◆ PROBLEM REQUIREMENTS ◆
Provide only the number of lines in the data below that contain the string "chart".

◆ SOURCE MATERIAL ◆
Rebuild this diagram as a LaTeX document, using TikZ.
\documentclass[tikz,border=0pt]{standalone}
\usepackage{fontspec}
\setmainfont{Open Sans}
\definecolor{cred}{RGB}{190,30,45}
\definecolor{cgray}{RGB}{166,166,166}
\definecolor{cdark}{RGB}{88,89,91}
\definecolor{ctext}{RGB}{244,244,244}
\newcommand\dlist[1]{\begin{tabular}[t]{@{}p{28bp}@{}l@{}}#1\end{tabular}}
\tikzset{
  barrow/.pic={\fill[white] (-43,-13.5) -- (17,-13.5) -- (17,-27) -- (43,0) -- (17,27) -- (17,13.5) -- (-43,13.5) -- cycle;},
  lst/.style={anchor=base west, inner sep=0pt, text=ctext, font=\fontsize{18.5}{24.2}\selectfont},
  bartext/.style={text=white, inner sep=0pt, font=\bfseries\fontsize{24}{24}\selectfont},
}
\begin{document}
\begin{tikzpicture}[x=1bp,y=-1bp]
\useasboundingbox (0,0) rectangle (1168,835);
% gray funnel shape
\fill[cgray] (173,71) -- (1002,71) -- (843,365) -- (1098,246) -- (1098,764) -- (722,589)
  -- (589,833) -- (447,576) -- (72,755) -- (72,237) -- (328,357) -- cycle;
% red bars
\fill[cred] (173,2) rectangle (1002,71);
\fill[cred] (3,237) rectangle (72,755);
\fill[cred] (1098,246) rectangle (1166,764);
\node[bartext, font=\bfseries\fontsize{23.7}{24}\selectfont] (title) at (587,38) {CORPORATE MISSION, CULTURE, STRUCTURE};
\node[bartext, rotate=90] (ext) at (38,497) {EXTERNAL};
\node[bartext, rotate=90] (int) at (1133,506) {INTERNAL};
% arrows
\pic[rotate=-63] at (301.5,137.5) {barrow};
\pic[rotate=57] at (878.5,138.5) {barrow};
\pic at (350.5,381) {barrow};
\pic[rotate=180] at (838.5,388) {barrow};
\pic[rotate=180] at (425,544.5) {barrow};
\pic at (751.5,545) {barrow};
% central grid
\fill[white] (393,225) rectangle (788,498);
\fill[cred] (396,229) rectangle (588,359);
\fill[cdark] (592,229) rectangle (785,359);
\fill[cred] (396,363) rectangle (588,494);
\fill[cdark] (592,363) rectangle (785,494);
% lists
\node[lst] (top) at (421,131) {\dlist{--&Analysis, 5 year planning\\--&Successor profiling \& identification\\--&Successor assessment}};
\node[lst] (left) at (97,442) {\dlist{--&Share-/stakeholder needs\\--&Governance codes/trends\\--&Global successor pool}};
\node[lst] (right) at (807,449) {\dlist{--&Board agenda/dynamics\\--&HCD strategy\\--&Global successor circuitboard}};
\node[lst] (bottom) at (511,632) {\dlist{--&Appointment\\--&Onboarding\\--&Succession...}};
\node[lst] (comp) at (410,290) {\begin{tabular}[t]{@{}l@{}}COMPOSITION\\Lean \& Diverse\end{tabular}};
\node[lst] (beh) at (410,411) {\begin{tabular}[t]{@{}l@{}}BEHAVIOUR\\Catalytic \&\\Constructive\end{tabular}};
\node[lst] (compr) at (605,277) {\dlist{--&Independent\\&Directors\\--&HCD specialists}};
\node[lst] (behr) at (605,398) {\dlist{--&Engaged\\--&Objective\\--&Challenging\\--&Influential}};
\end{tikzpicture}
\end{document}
==
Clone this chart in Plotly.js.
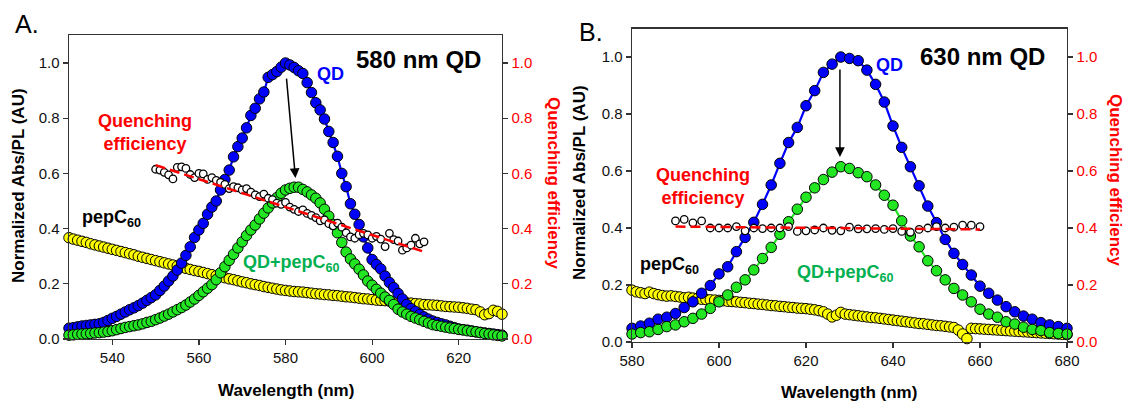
==
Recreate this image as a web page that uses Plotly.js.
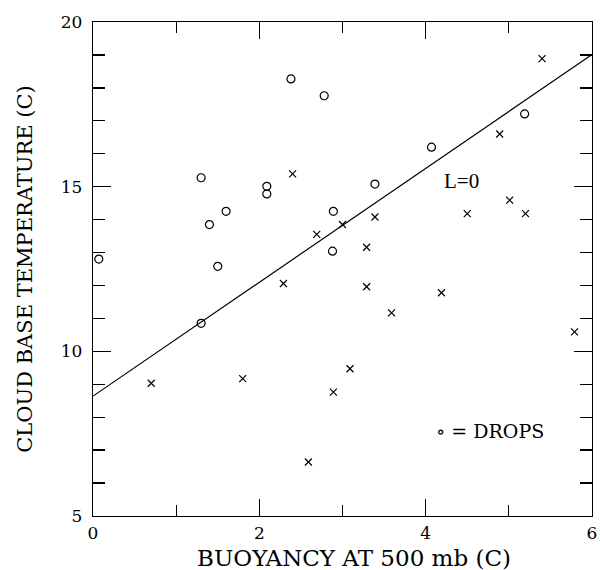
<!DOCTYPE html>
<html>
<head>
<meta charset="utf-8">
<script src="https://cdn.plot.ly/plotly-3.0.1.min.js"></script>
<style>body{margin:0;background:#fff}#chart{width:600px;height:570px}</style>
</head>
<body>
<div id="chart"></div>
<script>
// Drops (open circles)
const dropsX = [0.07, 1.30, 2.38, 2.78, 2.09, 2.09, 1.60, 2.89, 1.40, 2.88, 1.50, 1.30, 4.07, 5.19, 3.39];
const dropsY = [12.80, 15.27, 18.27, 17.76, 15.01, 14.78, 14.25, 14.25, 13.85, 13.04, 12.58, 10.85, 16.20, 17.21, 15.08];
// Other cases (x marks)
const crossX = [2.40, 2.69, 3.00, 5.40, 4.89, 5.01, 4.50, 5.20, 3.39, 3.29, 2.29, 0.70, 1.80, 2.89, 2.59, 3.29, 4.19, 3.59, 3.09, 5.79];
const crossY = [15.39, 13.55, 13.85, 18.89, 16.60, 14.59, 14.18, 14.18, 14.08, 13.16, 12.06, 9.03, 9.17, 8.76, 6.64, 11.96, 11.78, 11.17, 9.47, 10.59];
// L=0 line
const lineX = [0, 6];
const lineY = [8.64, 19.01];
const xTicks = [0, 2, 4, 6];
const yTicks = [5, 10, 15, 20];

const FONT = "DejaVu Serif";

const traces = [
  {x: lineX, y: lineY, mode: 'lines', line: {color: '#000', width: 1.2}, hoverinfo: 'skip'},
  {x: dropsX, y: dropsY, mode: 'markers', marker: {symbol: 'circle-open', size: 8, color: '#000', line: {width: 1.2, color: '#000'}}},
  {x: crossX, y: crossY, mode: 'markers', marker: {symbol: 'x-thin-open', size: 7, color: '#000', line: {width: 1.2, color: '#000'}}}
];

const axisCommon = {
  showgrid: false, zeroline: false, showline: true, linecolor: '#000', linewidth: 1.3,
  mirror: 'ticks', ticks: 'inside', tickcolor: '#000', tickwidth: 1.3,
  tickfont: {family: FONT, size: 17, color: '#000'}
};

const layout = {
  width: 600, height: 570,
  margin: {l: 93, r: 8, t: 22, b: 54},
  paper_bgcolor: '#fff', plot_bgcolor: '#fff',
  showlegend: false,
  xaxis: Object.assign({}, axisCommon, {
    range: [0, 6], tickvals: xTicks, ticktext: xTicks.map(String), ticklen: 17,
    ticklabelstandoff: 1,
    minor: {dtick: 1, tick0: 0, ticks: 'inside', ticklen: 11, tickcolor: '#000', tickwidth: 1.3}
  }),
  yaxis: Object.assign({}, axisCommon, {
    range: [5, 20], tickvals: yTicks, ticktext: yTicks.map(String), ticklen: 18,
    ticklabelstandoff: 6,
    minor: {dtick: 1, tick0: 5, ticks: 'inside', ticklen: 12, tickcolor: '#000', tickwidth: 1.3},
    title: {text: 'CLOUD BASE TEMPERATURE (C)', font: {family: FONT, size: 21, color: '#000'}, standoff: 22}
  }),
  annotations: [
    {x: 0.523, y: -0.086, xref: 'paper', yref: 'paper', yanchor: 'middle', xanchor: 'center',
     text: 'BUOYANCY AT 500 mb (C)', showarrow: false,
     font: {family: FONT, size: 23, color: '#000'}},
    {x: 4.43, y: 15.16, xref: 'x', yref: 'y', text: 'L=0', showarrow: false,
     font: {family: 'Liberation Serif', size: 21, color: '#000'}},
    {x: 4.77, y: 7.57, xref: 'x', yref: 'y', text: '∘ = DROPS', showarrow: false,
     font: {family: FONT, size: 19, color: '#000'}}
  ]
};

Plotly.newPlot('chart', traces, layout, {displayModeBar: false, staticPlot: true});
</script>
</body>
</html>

◆ EXERCISE RESULT ◆
4